** start of INPUT MATERIAL **
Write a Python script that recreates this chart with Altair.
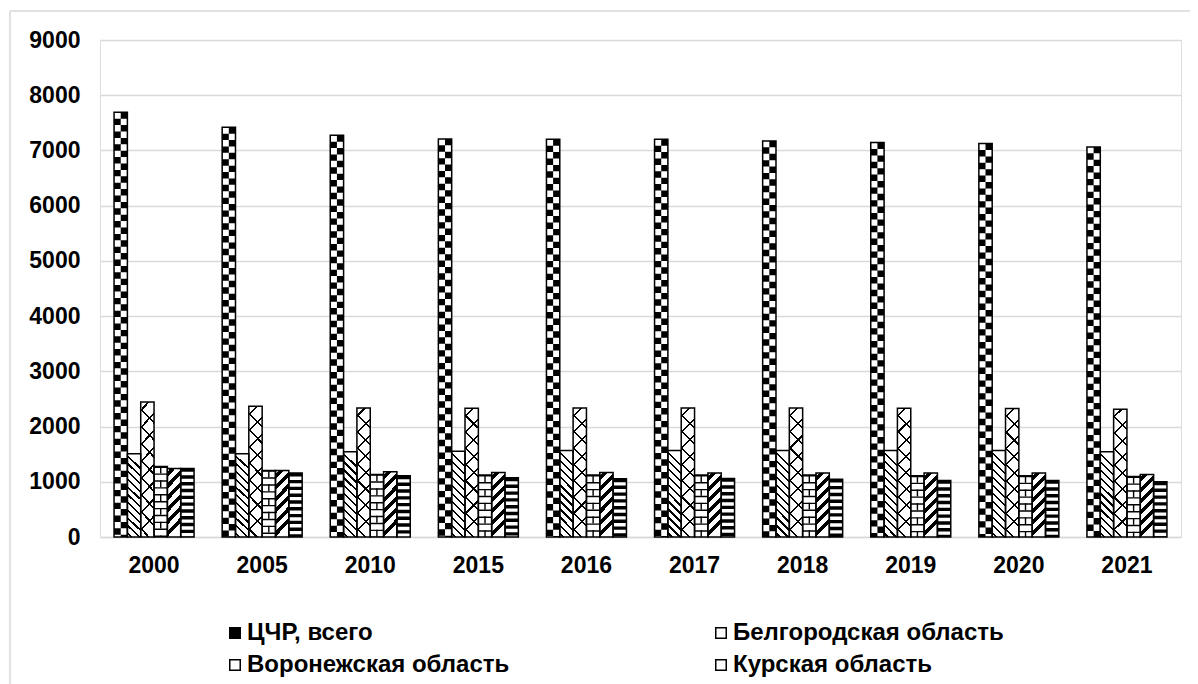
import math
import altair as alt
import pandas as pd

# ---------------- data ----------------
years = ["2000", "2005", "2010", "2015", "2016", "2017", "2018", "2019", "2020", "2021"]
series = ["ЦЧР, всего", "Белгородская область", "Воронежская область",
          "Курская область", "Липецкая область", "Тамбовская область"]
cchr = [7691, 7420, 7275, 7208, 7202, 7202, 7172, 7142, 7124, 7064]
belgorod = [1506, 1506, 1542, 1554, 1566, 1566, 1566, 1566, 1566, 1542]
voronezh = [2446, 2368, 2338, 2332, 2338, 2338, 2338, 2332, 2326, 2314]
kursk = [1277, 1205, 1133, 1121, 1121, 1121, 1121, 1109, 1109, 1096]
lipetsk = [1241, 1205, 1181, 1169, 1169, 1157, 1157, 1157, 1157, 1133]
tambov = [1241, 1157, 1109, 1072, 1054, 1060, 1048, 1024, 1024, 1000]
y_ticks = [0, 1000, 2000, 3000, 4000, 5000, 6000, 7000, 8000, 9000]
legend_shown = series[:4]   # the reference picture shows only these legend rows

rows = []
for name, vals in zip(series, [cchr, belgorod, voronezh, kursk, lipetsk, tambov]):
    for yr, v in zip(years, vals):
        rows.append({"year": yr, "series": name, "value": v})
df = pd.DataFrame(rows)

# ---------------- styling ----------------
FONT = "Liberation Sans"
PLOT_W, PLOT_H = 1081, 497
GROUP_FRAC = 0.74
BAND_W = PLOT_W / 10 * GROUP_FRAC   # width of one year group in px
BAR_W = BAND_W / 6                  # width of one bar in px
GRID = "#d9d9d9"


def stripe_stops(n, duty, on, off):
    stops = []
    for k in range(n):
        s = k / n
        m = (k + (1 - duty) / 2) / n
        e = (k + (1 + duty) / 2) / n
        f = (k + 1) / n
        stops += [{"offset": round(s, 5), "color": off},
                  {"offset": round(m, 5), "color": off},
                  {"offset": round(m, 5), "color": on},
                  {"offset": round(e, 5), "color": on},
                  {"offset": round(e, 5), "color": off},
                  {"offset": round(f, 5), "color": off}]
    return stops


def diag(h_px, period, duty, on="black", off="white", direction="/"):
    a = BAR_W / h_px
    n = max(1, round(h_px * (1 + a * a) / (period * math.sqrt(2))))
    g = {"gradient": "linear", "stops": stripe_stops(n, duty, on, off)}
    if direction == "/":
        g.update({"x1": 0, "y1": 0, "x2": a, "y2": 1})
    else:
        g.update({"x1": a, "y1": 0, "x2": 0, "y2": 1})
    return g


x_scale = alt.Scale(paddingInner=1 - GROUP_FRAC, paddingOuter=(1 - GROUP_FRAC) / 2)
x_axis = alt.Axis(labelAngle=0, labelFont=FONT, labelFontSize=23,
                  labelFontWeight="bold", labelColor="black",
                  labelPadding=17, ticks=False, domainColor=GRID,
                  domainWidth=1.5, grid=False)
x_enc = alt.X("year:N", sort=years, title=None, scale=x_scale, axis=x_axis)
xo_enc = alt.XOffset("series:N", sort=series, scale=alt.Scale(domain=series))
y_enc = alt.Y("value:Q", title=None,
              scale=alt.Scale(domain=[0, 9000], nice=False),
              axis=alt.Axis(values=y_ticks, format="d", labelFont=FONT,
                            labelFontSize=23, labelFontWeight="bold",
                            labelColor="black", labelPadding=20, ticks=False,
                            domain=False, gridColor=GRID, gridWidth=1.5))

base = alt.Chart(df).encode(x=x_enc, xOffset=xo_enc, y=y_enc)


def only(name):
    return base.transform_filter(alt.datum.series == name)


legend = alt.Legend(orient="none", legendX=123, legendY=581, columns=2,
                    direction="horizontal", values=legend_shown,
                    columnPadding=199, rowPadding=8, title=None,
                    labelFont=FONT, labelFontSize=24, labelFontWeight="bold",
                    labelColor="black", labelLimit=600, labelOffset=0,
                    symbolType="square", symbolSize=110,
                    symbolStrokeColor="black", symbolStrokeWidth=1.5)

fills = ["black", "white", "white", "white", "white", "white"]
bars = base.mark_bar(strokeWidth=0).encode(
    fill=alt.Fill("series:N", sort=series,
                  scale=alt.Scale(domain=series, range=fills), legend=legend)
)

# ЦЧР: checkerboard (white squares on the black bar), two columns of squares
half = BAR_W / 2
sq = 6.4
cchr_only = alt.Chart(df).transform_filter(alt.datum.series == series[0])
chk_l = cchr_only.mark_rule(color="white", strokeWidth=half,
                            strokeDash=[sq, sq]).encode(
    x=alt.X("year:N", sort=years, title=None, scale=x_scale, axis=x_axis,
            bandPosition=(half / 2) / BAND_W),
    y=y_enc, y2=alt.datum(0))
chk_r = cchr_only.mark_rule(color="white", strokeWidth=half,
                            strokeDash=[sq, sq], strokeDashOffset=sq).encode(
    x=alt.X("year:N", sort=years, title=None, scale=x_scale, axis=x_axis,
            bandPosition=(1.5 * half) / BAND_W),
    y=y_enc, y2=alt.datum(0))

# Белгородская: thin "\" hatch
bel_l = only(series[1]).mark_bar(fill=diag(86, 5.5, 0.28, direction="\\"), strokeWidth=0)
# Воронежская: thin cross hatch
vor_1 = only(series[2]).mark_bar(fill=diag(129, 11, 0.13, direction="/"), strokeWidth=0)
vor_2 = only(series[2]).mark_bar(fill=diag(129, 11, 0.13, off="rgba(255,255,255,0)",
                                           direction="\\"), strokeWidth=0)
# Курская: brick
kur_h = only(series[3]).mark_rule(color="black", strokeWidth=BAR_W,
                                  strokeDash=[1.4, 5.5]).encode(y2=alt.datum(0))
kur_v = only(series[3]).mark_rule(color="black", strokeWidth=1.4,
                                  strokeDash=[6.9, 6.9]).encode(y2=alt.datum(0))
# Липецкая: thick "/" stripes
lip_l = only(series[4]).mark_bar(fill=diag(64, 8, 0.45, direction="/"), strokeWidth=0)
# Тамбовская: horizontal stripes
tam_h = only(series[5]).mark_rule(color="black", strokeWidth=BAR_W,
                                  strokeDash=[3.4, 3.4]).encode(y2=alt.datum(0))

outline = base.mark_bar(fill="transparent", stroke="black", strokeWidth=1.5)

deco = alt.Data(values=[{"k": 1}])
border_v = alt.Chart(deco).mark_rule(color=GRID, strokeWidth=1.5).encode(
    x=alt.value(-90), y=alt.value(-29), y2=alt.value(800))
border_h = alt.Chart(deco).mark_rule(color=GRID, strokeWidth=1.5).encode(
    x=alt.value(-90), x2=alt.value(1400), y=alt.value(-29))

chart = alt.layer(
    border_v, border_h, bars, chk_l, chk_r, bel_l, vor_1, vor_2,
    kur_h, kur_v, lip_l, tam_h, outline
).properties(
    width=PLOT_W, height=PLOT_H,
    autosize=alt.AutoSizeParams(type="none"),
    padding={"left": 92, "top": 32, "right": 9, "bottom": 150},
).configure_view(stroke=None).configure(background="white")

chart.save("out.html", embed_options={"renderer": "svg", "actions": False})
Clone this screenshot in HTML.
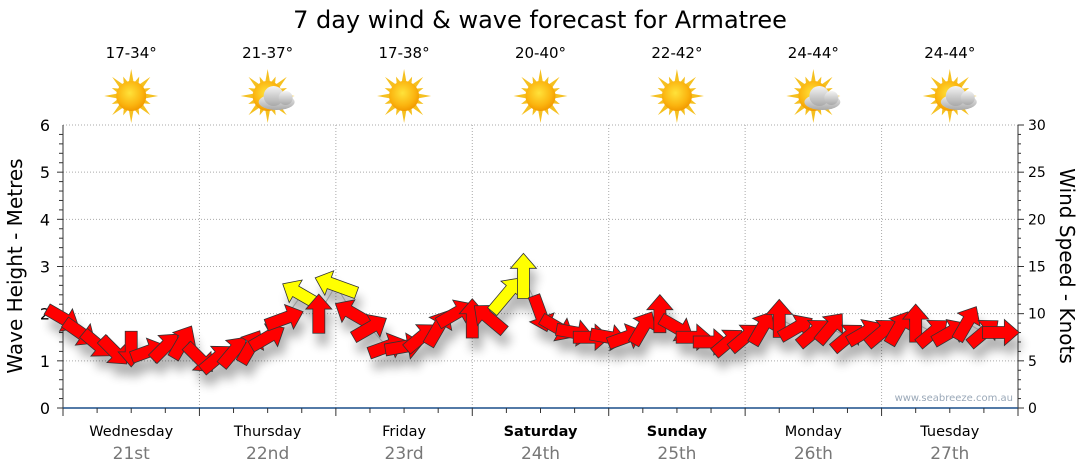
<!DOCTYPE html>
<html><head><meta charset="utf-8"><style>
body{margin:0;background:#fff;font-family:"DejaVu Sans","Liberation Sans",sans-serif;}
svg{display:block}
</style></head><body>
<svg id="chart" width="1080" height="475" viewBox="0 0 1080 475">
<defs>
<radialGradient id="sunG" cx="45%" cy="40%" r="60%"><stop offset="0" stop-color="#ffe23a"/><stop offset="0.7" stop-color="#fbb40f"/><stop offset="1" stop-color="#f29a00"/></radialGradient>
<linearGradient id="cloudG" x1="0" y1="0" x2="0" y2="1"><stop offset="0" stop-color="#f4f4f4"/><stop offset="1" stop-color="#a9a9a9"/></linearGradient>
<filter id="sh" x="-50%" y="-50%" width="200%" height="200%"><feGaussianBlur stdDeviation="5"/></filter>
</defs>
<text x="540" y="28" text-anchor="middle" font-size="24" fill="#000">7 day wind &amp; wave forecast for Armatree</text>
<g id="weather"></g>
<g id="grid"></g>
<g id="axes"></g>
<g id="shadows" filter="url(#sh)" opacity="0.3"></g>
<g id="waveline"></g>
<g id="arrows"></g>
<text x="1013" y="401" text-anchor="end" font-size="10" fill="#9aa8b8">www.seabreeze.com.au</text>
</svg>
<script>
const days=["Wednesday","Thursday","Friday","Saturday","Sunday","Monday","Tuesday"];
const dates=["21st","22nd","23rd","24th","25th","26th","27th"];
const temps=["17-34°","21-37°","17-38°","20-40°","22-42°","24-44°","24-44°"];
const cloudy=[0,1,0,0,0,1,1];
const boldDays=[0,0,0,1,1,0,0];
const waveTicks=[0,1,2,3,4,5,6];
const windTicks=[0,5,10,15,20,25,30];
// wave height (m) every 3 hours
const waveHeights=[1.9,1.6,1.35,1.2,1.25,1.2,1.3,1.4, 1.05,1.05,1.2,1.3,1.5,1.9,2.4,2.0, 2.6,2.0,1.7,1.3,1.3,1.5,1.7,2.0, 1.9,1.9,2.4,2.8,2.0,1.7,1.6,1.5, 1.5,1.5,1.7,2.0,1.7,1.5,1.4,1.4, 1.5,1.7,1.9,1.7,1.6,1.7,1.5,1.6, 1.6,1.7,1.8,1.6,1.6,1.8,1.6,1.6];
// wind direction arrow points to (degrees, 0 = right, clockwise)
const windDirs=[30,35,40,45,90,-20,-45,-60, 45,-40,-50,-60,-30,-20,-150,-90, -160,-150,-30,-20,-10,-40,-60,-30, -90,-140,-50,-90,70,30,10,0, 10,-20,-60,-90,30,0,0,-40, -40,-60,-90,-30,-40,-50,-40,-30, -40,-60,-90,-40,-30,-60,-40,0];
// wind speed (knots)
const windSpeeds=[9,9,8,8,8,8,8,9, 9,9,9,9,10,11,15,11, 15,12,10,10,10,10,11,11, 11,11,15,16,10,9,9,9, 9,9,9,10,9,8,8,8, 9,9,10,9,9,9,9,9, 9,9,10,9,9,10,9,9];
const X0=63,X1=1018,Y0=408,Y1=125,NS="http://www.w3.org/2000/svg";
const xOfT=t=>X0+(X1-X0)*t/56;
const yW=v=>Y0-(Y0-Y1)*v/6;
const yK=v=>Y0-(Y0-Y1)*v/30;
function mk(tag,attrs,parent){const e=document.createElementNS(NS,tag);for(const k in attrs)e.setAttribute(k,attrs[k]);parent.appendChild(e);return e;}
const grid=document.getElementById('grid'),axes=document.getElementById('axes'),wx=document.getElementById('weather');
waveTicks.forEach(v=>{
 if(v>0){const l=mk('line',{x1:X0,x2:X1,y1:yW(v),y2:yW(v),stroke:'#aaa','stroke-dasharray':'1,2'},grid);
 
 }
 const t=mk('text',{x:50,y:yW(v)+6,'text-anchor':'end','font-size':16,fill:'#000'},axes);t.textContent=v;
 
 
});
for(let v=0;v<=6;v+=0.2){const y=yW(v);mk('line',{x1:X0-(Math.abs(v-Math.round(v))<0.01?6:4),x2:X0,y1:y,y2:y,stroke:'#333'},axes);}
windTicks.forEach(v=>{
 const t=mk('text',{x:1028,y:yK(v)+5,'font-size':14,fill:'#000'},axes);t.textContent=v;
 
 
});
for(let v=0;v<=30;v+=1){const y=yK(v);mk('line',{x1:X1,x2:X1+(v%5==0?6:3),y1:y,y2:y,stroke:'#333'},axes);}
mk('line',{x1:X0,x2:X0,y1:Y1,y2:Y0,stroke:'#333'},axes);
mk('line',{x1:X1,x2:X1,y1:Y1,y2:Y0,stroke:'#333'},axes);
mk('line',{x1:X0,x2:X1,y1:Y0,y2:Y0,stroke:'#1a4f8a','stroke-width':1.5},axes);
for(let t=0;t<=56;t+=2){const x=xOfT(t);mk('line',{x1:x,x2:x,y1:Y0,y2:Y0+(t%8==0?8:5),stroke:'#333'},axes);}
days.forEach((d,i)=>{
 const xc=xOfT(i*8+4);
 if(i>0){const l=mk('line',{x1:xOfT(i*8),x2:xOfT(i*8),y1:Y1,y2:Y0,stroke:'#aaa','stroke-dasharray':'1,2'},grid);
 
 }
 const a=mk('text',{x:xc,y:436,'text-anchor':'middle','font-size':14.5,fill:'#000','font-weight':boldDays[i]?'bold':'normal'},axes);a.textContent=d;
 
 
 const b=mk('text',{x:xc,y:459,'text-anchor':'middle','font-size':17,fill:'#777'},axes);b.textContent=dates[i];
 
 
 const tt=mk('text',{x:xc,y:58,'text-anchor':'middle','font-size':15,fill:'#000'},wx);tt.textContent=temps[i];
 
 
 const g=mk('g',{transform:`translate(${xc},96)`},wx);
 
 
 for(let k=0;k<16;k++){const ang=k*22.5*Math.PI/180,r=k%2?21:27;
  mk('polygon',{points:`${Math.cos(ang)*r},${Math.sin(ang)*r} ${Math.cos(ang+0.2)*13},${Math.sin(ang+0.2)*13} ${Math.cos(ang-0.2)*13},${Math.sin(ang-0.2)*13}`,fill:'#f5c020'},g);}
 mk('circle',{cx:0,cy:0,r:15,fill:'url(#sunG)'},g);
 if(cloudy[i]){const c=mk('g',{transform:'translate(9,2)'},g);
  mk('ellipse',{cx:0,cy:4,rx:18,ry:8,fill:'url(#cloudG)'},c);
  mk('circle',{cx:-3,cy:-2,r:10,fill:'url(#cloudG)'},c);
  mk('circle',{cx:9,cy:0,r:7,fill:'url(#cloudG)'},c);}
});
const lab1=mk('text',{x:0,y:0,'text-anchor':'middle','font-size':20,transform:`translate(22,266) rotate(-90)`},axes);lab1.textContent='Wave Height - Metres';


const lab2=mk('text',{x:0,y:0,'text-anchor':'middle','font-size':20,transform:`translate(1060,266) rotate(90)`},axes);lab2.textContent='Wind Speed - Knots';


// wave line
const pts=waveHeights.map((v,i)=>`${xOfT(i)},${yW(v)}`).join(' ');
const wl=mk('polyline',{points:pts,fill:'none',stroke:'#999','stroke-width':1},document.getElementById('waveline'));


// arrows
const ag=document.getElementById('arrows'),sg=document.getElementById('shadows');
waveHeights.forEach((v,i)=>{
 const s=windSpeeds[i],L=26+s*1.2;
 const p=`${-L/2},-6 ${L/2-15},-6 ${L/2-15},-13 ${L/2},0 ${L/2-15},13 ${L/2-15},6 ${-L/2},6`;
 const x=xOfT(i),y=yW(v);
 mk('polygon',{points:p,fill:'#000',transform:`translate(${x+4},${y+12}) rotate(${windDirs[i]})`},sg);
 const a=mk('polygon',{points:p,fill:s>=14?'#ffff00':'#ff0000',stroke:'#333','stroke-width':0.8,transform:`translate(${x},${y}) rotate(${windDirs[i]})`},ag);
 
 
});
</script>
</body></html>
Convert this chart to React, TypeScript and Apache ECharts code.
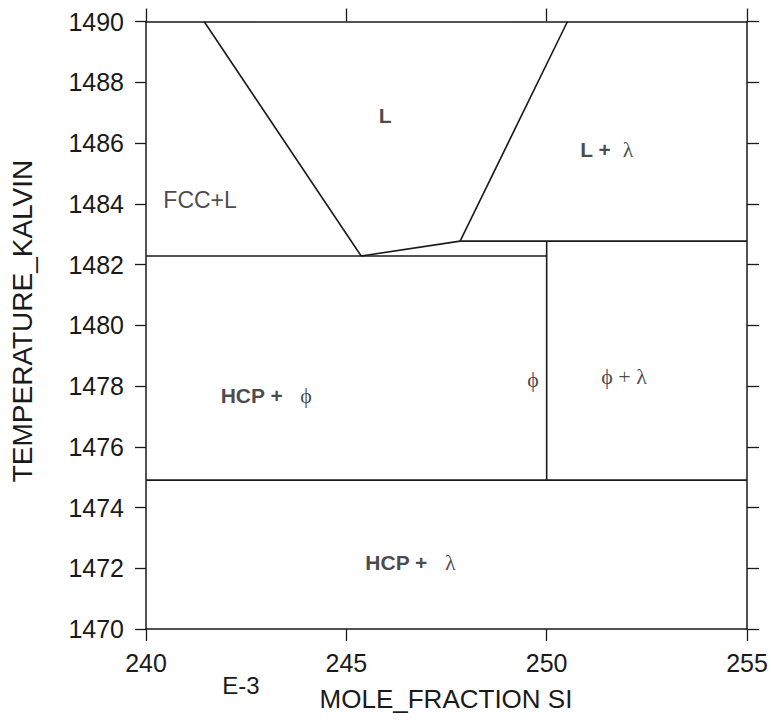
** end of INPUT MATERIAL **
### TASK STATEMENT
Print, exactly as written, the lines above from the first one to the one containing "import pandas as pd". Leave out pictures.

### TASK SOLUTION
Write a Python script that recreates this chart with Altair.
import math
import altair as alt
import pandas as pd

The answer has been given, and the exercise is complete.